Bad Press For National League?

Eye On Rugby League by Tony Williams

The reaction to the weekend's Powergen Challenge Cup semi finals which saw Hull Kingston Rovers suffer a 50-0 drubbing at the hands of St Helens is that the game proved LHF National League clubs cannot hope to compete with their engage Super League counterparts, some people even hinting that it isn't worth promoting the NL1 champions at the end of the season. 

And why would we want to promote them? We have a perfectly competitive Super League at the present time from which no club deserves to be relegated, and the NL1 champions would surely struggle and go straight back down. Just look at Leigh Centurions last year.

Well, in my view the people who make that argument are conveniently ignoring the fact that the current favourites to lift the NL1 title have already beaten Super League opposition in the shape of Warrington Wolves. But, hey, let's just write them off as not good enough. It's not as though any Super League side has ever been blitzed by St Helens.

Yes, I agree – the argument for abandoning promotion is on very shaky ground.

But the most glaring omission from the argument is what happened the day after when Huddersfield Giants booked their place in the cup final with a 30-12 win over Leeds Rhinos. Yes, the Giants are a Super League side, but they weren't always.

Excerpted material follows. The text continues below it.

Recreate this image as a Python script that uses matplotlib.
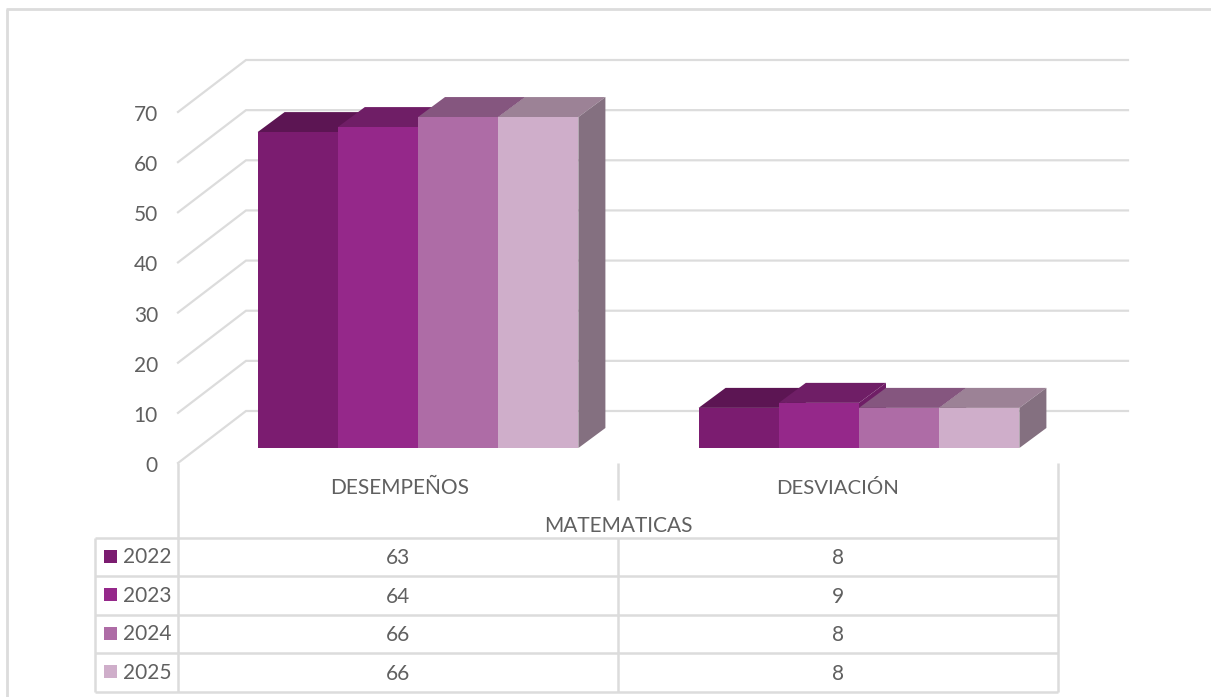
import matplotlib
matplotlib.use('Agg')
from matplotlib import pyplot as plt
from matplotlib.patches import Polygon, Rectangle
from matplotlib.transforms import ScaledTranslation

plt.rcParams['font.family'] = ['Lato', 'DejaVu Sans']

years = ['2022', '2023', '2024', '2025']
categories = ['DESEMPEÑOS', 'DESVIACIÓN']
group_label = 'MATEMATICAS'
desempenos = [63, 64, 66, 66]
desviacion = [8, 9, 8, 8]
yticks = [0, 10, 20, 30, 40, 50, 60, 70]

front = ['#7b1c70', '#95288a', '#ae6ca6', '#cfaeca']
top = ['#5c1553', '#6f1e66', '#85567f', '#9c8296']
side = '#847080'
grid = '#dcdcdc'
text_col = '#606060'

W, H = 1211, 697
DPI = 100
fig = plt.figure(figsize=(W / DPI, H / DPI), dpi=DPI)

# overlay in pixels for the frame and table rules
over = fig.add_axes([0, 0, 1, 1])
over.set_xlim(0, W)
over.set_ylim(H, 0)
over.axis('off')

# chart axes: front floor edge 178..1058 px, value 0 at 463 px, 70 at 112 px
left, right, y0, y70 = 178, 1058, 463, 112
ax = fig.add_axes([left / W, 1 - y0 / H, (right - left) / W, (y0 - y70) / H])
ax.set_xlim(0, 2)
ax.set_ylim(0, 70)
ax.axis('off')
ax.patch.set_alpha(0)


def shifted(dx, dy):
    return ax.transData + ScaledTranslation(dx / DPI, dy / DPI, fig.dpi_scale_trans)


px_x = 2 / (right - left)
px_y = 70 / (y0 - y70)
back_dx, back_dy = 68, 52
bar_dx, bar_dy = 20, 15
depth_dx, depth_dy = 27, 20
bar_w = 80.2 * px_x
group_step = 441 * px_x
right_end = 1128

# gridlines, diagonal wall plus back wall
for v in yticks:
    ax.plot([0, back_dx * px_x, (right_end - left) * px_x],
            [v, v + back_dy * px_y, v + back_dy * px_y],
            color=grid, lw=1.6, clip_on=False, solid_joinstyle='miter', zorder=1)
    ax.text(-20 * px_x, v, str(v), ha='right', va='center', fontsize=15, color=text_col,
            transform=shifted(0, -3))

# bars, drawn left to right so later sides sit on top
tr = shifted(bar_dx, bar_dy)
dw, dh = depth_dx * px_x, depth_dy * px_y
for c, values in enumerate([desempenos, desviacion]):
    x0 = c * group_step + 0.5 - 2 * bar_w
    for i, v in enumerate(values):
        xa = x0 + i * bar_w
        xb = xa + bar_w
        ax.add_patch(Polygon([(xa, v), (xb, v), (xb + dw, v + dh), (xa + dw, v + dh)],
                             closed=True, fc=top[i], ec='none', transform=tr,
                             clip_on=False, zorder=3 + i))
        ax.add_patch(Polygon([(xb, 0), (xb + dw, dh), (xb + dw, v + dh), (xb, v)],
                             closed=True, fc=side if i == 3 else top[i], ec='none',
                             transform=tr, clip_on=False, zorder=3 + i))
    # front faces last, over every top
    for i, v in enumerate(values):
        ax.bar(x0 + i * bar_w, v, width=bar_w, align='edge', color=front[i],
               transform=tr, clip_on=False, zorder=8)

# data table
rows = [537.5, 576, 614.5, 653, 691.5]
tl = 94.5
mid = 618
rule = dict(color=grid, lw=1.8, solid_capstyle='butt')
for r in rows:
    over.plot([tl, right], [r, r], **rule)
over.plot([left, left], [y0, rows[-1]], **rule)
over.plot([right, right], [y0, rows[-1]], **rule)
over.plot([mid, mid], [y0, 500], **rule)
over.plot([mid, mid], [rows[0], rows[-1]], **rule)
over.plot([tl, tl], [rows[0], rows[-1]], **rule)

over.text((left + mid) / 2 + 2, 488, categories[0], ha='center', va='center',
          fontsize=15, color=text_col)
over.text((mid + right) / 2, 488, categories[1], ha='center', va='center',
          fontsize=14.7, color=text_col)
over.text(mid, 526, group_label, ha='center', va='center', fontsize=15, color=text_col)

for i, year in enumerate(years):
    cy = (rows[i] + rows[i + 1]) / 2 - 0.5
    over.add_patch(Rectangle((103.5, cy - 6.5), 13, 13, fc=front[i], ec='none'))
    over.text(123, cy + 1, year, ha='left', va='center', fontsize=15, color=text_col)
    over.text((left + mid) / 2, cy + 2, str(desempenos[i]), ha='center', va='center',
              fontsize=15, color=text_col)
    over.text((mid + right) / 2, cy + 2, str(desviacion[i]), ha='center', va='center',
              fontsize=15, color=text_col)

# outer frame of the chart area: left and top edges only
frame = dict(color='#dcdcdc', lw=2, solid_capstyle='butt')
over.plot([7, 7], [9, H], **frame)
over.plot([6, W], [9, 9], **frame)

fig.savefig('out.png', dpi=DPI)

Huddersfield were once the whipping boys of Super League, scraping along finishing bottom every year. Nothing they could do could get them off the foot of the table and, when promotion and relegation was re-introduced in 2002, they went down.

When the Giants came back up they were a new, competitive club. And they have got consistently better every year since, culminating in this year's fantastic achievement. I'm sure that relegation came as a bitter blow for Huddersfield's supporters, but if it hadn't happened then neither would this – they would still be languishing at the bottom of the table year after year with nothing to fight or hope for.

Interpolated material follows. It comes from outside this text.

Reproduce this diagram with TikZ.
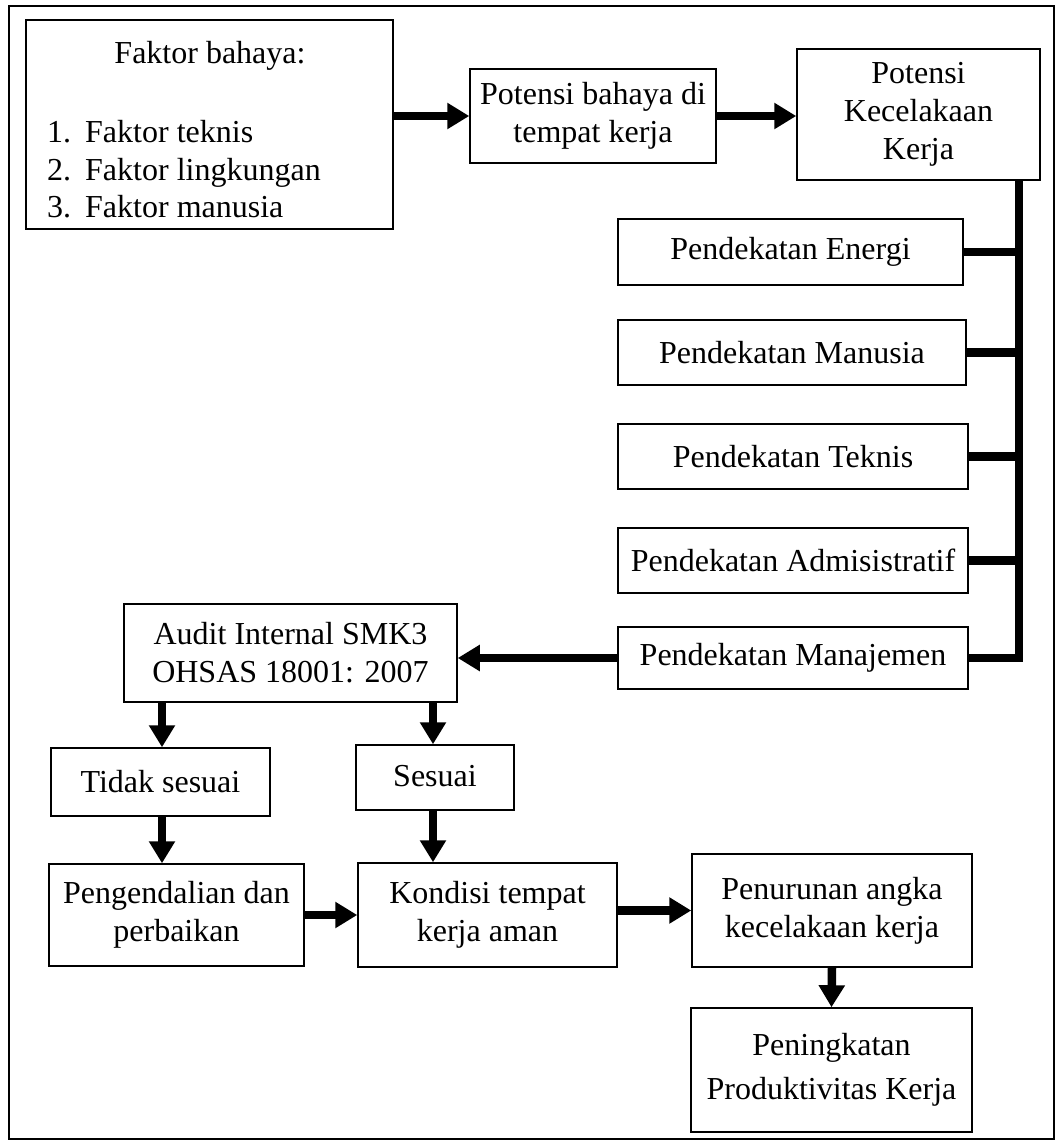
\documentclass[tikz,border=0pt]{standalone}
\usepackage{fontspec}
\setmainfont{Liberation Serif}
\usetikzlibrary{arrows.meta}
\tikzset{
  txt/.style={font=\fontsize{32}{38}\selectfont, inner sep=0pt},
  box/.style={txt, draw, line width=1.5pt, align=center},
  arr/.style={line width=8.5pt, -{Triangle[length=22pt,width=25pt]}},
  conn/.style={line width=8.5pt, line join=miter},
}
\begin{document}
\begin{tikzpicture}[x=1pt,y=-1pt]
\useasboundingbox (0,0) rectangle (1056,1144);
\draw[line width=1.5pt] (9,6) rectangle (1054,1139);

% boxes
\node[box, minimum width=367pt, minimum height=209pt] (fak) at (209.5,124.5) {};
\node[txt, anchor=base] (fh) at (210,63) {Faktor bahaya:};
\node[txt, anchor=base west] (n1) at (47,142) {1.};
\node[txt, anchor=base west] (t1) at (85,142) {Faktor teknis};
\node[txt, anchor=base west] (n2) at (47,180) {2.};
\node[txt, anchor=base west] (t2) at (85,180) {Faktor lingkungan};
\node[txt, anchor=base west] (n3) at (47,217) {3.};
\node[txt, anchor=base west] (t3) at (85,217) {Faktor manusia};

\node[box, minimum width=246pt, minimum height=94pt] (pb) at (593,116) {Potensi bahaya di\\tempat kerja};
\node[box, minimum width=243pt, minimum height=131pt] (pk) at (918.5,114.5) {Potensi\\Kecelakaan\\Kerja};

\node[box, minimum width=345pt, minimum height=66pt] (en) at (790.5,252) {Pendekatan Energi};
\node[box, minimum width=348pt, minimum height=65pt] (ma) at (792,352.5) {Pendekatan Manusia};
\node[box, minimum width=350pt, minimum height=65pt] (te) at (793,456.5) {Pendekatan Teknis};
\node[box, minimum width=350pt, minimum height=65pt] (ad) at (793,560.5) {Pendekatan Admisistratif};
\node[box, minimum width=350pt, minimum height=62pt] (mj) at (793,658) {Pendekatan Manajemen};

\node[box, minimum width=333pt, minimum height=98pt] (au) at (290.5,653) {Audit Internal SMK3\\OHSAS 18001: 2007};
\node[box, minimum width=219pt, minimum height=68pt] (ts) at (160.5,782) {Tidak sesuai};
\node[box, minimum width=158pt, minimum height=65pt] (se) at (435,777.5) {\raisebox{4pt}{Sesuai}};
\node[box, minimum width=255pt, minimum height=102pt] (pg) at (176.5,915) {Pengendalian dan\\perbaikan};
\node[box, minimum width=259pt, minimum height=104pt] (ko) at (487.5,915) {Kondisi tempat\\kerja aman};
\node[box, minimum width=280pt, minimum height=113pt] (pn) at (832,910.5) {Penurunan angka\\kecelakaan kerja};
\node[box, minimum width=281pt, minimum height=124pt] (pt) at (831.5,1070) {Peningkatan\\[6pt]Produktivitas Kerja};

% helper coordinates
\coordinate (tt) at (1019,180);
\coordinate (tb) at (1019,658);
\coordinate (xl) at (162,0);
\coordinate (xr) at (433,0);

% connectors
\draw[arr] (fak.east |- pb.west) -- (pb.west);
\draw[arr] (pb.east) -- (pk.west |- pb.east);

\draw[conn] (mj.east) -- (tb) -- (tt);
\draw[conn] (en.east) -- (en.east -| tt);
\draw[conn] (ma.east) -- (ma.east -| tt);
\draw[conn] (te.east) -- (te.east -| tt);
\draw[conn] (ad.east) -- (ad.east -| tt);

\draw[arr] (mj.west) -- (mj.west -| au.east);
\draw[arr] (au.south -| xl) -- (ts.north -| xl);
\draw[arr] (au.south -| xr) -- (se.north -| xr);
\draw[arr] (ts.south -| xl) -- (pg.north -| xl);
\draw[arr] (se.south -| xr) -- (ko.north -| xr);
\draw[arr] (pg.east |- ko.west) -- (ko.west);
\draw[arr] (ko.east |- pn.west) -- (pn.west);
\draw[arr] (pn.south) -- (pt.north);
\end{tikzpicture}
\end{document}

And it's worth mentioning at this point that the team which replaced Huddersfield, Widnes Vikings, were unlucky to miss out on the race for Old Trafford, finishing seventh in their first season. Wakefield, Salford and Hull are other teams that have come from the lower leagues to establish themselves in the top flight. That is something that is also overlooked far too often.

The system of promoting teams on merit works. Huddersfield have proved that much. Let's not undertake moves to kill off the grassroots of our sport or the game will die, sooner rather than later.

The Leigh Question

But the argument that Leigh failed to establish themselves in Super League is a valid one. It's the one example you can guarantee is trotted out to show that promotion is a waste of time. But why did the Centurions fail where others have succeeded?

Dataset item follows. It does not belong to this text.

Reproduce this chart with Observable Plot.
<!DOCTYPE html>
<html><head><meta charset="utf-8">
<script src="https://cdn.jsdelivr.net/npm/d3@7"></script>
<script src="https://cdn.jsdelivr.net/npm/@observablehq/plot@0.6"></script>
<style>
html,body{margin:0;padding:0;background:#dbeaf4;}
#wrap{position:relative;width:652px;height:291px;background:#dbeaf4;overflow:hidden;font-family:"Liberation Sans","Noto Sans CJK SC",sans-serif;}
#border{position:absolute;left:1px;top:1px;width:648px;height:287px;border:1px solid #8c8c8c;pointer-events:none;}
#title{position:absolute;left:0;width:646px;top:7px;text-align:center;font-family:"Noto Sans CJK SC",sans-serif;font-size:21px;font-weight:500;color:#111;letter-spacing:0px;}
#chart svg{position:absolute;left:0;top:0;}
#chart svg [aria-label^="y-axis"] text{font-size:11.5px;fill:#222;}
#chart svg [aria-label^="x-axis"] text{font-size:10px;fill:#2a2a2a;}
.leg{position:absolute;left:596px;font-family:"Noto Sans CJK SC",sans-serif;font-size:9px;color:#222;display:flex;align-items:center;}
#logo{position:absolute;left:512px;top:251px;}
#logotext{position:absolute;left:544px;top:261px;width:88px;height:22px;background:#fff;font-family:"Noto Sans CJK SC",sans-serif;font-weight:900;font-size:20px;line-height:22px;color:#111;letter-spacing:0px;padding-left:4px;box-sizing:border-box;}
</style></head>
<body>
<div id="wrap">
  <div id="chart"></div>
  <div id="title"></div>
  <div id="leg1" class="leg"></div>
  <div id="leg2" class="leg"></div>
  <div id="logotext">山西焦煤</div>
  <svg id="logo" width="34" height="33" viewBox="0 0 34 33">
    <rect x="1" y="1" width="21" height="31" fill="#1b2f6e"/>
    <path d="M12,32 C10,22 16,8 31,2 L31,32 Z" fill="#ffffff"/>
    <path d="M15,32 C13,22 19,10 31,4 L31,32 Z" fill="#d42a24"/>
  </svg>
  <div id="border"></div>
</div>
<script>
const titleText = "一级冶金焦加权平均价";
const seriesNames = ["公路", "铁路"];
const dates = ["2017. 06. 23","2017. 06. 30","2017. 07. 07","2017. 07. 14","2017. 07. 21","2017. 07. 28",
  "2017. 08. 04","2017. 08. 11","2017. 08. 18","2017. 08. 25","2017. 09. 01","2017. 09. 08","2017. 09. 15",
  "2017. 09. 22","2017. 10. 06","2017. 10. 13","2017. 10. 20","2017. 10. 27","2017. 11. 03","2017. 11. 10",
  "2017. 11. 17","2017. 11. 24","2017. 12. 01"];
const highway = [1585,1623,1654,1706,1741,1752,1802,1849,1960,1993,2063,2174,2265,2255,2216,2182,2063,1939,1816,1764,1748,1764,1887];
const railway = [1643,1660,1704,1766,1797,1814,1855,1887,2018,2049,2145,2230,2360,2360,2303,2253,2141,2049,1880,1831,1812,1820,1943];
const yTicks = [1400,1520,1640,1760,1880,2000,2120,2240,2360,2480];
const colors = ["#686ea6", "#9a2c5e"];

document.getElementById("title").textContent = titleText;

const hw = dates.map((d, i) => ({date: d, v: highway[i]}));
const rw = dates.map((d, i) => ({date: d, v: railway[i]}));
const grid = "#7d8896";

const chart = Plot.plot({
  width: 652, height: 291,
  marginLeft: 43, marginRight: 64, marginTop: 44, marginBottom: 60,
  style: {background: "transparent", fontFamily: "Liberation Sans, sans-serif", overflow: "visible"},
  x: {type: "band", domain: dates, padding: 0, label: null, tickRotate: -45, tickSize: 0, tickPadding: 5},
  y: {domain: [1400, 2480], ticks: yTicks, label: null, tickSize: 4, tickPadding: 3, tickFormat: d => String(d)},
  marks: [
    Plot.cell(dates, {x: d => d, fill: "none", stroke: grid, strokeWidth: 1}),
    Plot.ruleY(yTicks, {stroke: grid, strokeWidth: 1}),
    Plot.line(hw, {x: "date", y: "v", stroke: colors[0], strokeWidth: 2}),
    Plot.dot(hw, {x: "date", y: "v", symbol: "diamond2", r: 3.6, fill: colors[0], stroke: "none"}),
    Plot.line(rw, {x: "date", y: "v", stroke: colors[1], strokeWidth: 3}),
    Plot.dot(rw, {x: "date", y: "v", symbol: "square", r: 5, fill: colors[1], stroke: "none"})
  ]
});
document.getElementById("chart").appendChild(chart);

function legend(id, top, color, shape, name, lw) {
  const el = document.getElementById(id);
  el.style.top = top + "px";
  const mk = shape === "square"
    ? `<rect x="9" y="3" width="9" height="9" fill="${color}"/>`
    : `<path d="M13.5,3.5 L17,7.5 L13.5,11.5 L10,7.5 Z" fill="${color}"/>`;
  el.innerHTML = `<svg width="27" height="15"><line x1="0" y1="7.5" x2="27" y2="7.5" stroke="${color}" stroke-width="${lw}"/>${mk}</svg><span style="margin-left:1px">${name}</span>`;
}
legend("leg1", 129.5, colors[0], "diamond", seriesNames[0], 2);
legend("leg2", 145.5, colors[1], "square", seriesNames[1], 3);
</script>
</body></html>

Well, in my view it is no failing on Leigh's part. The reason is that when the Leythers won the NL1 Grand Final, mid-October, there was no time to assemble a team capable of competing on the pitch. Contrast that to when Widnes won the old NFP Grand Final, mid-July, then you begin to see why they shot up to seventh.

The timing of the NL1 Grand Final means that the champions are up against it from the word go. But there is a solution.

If the National League season was moved back so it started in February then the Grand Final would once again be in mid-July. That would mean that whoever wins it has the chance to build a team in time. This could easily be done if the National League and Northern Rail Cup campaigns were swapped around.

That's all it would take to give promoted teams a fair chance. It could only be good for both National League and Super League.

Leeds Put Grassroots First

If ever a team deserved the congratulations of the rugby league community it's Leeds Rhinos. The Rhinos have shown that they are willing to help out the grassroots development of our game and that is something that the club can rightly feel very proud of.

A few weeks ago Leeds announced a link-up with the fledgling Jamaican Rugby League which should allow the game to grow steadily in the West Indies and should prove valuable with hundreds of children in Kingston taking an interest and World Cup qualifiers in a few months.

This week the Rhinos announced a similar link-up in France with the city of Bordeaux. They are hoping to re-establish the Bordeaux club by sending their community coaching team to the region and creating a scholarship which would allow the leading player at Bordeaux to develop his game at Leeds Rhinos.

So congratulations to Leeds, and let's hope that more clubs take up their example.